DATASET EXCERPT:
_ _ _ _ _

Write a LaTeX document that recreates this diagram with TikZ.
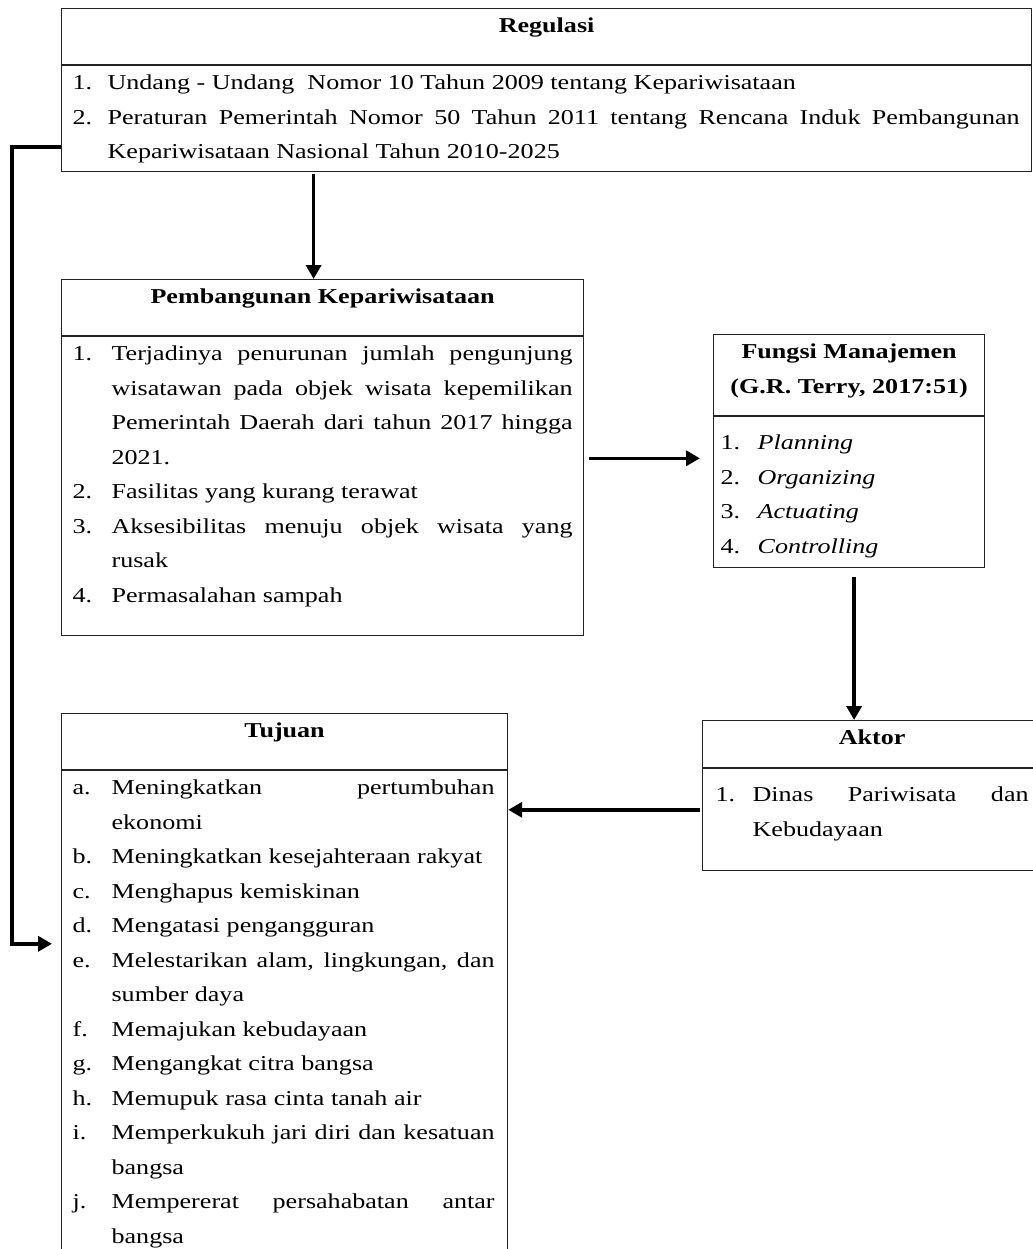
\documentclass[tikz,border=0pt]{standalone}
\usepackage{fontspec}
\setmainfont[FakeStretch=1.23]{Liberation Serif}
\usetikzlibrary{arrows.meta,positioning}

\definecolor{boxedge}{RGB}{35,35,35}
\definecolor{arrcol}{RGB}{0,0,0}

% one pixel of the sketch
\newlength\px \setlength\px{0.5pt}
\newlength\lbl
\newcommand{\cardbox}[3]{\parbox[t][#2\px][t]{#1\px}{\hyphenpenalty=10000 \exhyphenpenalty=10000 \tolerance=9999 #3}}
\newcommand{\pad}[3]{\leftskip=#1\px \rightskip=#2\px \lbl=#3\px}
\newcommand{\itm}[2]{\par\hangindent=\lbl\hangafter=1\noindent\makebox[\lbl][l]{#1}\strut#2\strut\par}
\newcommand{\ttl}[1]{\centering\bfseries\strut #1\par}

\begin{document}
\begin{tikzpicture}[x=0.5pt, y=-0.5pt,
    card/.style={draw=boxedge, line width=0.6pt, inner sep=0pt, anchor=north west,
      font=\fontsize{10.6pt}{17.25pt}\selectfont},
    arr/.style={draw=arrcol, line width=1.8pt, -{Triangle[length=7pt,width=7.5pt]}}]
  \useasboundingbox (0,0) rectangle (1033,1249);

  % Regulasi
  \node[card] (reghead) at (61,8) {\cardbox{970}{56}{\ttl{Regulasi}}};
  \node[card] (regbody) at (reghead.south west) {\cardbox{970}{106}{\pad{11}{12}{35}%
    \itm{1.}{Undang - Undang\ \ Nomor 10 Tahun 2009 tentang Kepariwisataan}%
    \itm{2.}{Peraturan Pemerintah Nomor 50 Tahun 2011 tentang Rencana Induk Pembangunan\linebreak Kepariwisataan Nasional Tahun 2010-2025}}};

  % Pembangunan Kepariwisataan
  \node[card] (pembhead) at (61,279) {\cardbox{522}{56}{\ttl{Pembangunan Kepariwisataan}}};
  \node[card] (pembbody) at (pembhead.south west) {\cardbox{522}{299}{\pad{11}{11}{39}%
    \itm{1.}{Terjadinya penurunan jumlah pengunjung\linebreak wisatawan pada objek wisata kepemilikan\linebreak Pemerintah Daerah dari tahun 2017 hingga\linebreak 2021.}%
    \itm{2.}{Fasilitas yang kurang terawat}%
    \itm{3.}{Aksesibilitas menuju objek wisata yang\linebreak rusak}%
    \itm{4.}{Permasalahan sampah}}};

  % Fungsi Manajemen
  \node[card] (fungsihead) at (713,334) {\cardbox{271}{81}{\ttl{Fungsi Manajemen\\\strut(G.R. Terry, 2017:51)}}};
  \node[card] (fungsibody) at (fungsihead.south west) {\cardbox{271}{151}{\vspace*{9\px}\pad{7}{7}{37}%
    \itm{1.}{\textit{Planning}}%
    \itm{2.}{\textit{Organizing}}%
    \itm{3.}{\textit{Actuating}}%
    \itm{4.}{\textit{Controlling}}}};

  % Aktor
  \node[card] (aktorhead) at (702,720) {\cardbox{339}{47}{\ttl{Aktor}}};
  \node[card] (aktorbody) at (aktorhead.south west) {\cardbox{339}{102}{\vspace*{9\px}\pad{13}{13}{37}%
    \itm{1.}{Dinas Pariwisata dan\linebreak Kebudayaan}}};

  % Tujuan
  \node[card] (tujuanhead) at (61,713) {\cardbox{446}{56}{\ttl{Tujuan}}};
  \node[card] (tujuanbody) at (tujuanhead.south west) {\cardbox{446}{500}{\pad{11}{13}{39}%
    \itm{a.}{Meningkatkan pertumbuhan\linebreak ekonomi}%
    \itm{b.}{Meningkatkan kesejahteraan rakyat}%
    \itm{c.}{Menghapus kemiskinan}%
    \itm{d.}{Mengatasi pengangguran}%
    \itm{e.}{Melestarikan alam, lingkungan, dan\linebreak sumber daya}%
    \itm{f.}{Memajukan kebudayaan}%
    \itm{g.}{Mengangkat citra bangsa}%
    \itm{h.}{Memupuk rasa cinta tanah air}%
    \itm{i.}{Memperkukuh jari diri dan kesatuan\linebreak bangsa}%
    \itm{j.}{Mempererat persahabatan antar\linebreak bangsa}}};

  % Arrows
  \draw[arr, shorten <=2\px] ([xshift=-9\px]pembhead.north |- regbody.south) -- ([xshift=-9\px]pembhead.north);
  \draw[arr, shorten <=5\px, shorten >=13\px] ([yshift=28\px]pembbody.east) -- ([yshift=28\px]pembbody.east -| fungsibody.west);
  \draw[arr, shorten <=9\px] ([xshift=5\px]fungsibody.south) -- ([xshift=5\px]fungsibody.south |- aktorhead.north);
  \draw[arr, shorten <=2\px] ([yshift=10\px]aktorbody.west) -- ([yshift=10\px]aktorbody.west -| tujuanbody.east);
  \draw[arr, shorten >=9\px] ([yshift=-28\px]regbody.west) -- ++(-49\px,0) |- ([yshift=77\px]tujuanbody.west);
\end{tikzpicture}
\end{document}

_ _ _ _ _

AIM OF THE EXERCISE:
Reproduce every line precisely as given, omitting all pictures.

RESPONSE FOR THIS EXERCISE:
Write a LaTeX document that recreates this diagram with TikZ.
\documentclass[tikz,border=0pt]{standalone}
\usepackage{fontspec}
\setmainfont[FakeStretch=1.23]{Liberation Serif}
\usetikzlibrary{arrows.meta,positioning}

\definecolor{boxedge}{RGB}{35,35,35}
\definecolor{arrcol}{RGB}{0,0,0}

% one pixel of the sketch
\newlength\px \setlength\px{0.5pt}
\newlength\lbl
\newcommand{\cardbox}[3]{\parbox[t][#2\px][t]{#1\px}{\hyphenpenalty=10000 \exhyphenpenalty=10000 \tolerance=9999 #3}}
\newcommand{\pad}[3]{\leftskip=#1\px \rightskip=#2\px \lbl=#3\px}
\newcommand{\itm}[2]{\par\hangindent=\lbl\hangafter=1\noindent\makebox[\lbl][l]{#1}\strut#2\strut\par}
\newcommand{\ttl}[1]{\centering\bfseries\strut #1\par}

\begin{document}
\begin{tikzpicture}[x=0.5pt, y=-0.5pt,
    card/.style={draw=boxedge, line width=0.6pt, inner sep=0pt, anchor=north west,
      font=\fontsize{10.6pt}{17.25pt}\selectfont},
    arr/.style={draw=arrcol, line width=1.8pt, -{Triangle[length=7pt,width=7.5pt]}}]
  \useasboundingbox (0,0) rectangle (1033,1249);

  % Regulasi
  \node[card] (reghead) at (61,8) {\cardbox{970}{56}{\ttl{Regulasi}}};
  \node[card] (regbody) at (reghead.south west) {\cardbox{970}{106}{\pad{11}{12}{35}%
    \itm{1.}{Undang - Undang\ \ Nomor 10 Tahun 2009 tentang Kepariwisataan}%
    \itm{2.}{Peraturan Pemerintah Nomor 50 Tahun 2011 tentang Rencana Induk Pembangunan\linebreak Kepariwisataan Nasional Tahun 2010-2025}}};

  % Pembangunan Kepariwisataan
  \node[card] (pembhead) at (61,279) {\cardbox{522}{56}{\ttl{Pembangunan Kepariwisataan}}};
  \node[card] (pembbody) at (pembhead.south west) {\cardbox{522}{299}{\pad{11}{11}{39}%
    \itm{1.}{Terjadinya penurunan jumlah pengunjung\linebreak wisatawan pada objek wisata kepemilikan\linebreak Pemerintah Daerah dari tahun 2017 hingga\linebreak 2021.}%
    \itm{2.}{Fasilitas yang kurang terawat}%
    \itm{3.}{Aksesibilitas menuju objek wisata yang\linebreak rusak}%
    \itm{4.}{Permasalahan sampah}}};

  % Fungsi Manajemen
  \node[card] (fungsihead) at (713,334) {\cardbox{271}{81}{\ttl{Fungsi Manajemen\\\strut(G.R. Terry, 2017:51)}}};
  \node[card] (fungsibody) at (fungsihead.south west) {\cardbox{271}{151}{\vspace*{9\px}\pad{7}{7}{37}%
    \itm{1.}{\textit{Planning}}%
    \itm{2.}{\textit{Organizing}}%
    \itm{3.}{\textit{Actuating}}%
    \itm{4.}{\textit{Controlling}}}};

  % Aktor
  \node[card] (aktorhead) at (702,720) {\cardbox{339}{47}{\ttl{Aktor}}};
  \node[card] (aktorbody) at (aktorhead.south west) {\cardbox{339}{102}{\vspace*{9\px}\pad{13}{13}{37}%
    \itm{1.}{Dinas Pariwisata dan\linebreak Kebudayaan}}};

  % Tujuan
  \node[card] (tujuanhead) at (61,713) {\cardbox{446}{56}{\ttl{Tujuan}}};
  \node[card] (tujuanbody) at (tujuanhead.south west) {\cardbox{446}{500}{\pad{11}{13}{39}%
    \itm{a.}{Meningkatkan pertumbuhan\linebreak ekonomi}%
    \itm{b.}{Meningkatkan kesejahteraan rakyat}%
    \itm{c.}{Menghapus kemiskinan}%
    \itm{d.}{Mengatasi pengangguran}%
    \itm{e.}{Melestarikan alam, lingkungan, dan\linebreak sumber daya}%
    \itm{f.}{Memajukan kebudayaan}%
    \itm{g.}{Mengangkat citra bangsa}%
    \itm{h.}{Memupuk rasa cinta tanah air}%
    \itm{i.}{Memperkukuh jari diri dan kesatuan\linebreak bangsa}%
    \itm{j.}{Mempererat persahabatan antar\linebreak bangsa}}};

  % Arrows
  \draw[arr, shorten <=2\px] ([xshift=-9\px]pembhead.north |- regbody.south) -- ([xshift=-9\px]pembhead.north);
  \draw[arr, shorten <=5\px, shorten >=13\px] ([yshift=28\px]pembbody.east) -- ([yshift=28\px]pembbody.east -| fungsibody.west);
  \draw[arr, shorten <=9\px] ([xshift=5\px]fungsibody.south) -- ([xshift=5\px]fungsibody.south |- aktorhead.north);
  \draw[arr, shorten <=2\px] ([yshift=10\px]aktorbody.west) -- ([yshift=10\px]aktorbody.west -| tujuanbody.east);
  \draw[arr, shorten >=9\px] ([yshift=-28\px]regbody.west) -- ++(-49\px,0) |- ([yshift=77\px]tujuanbody.west);
\end{tikzpicture}
\end{document}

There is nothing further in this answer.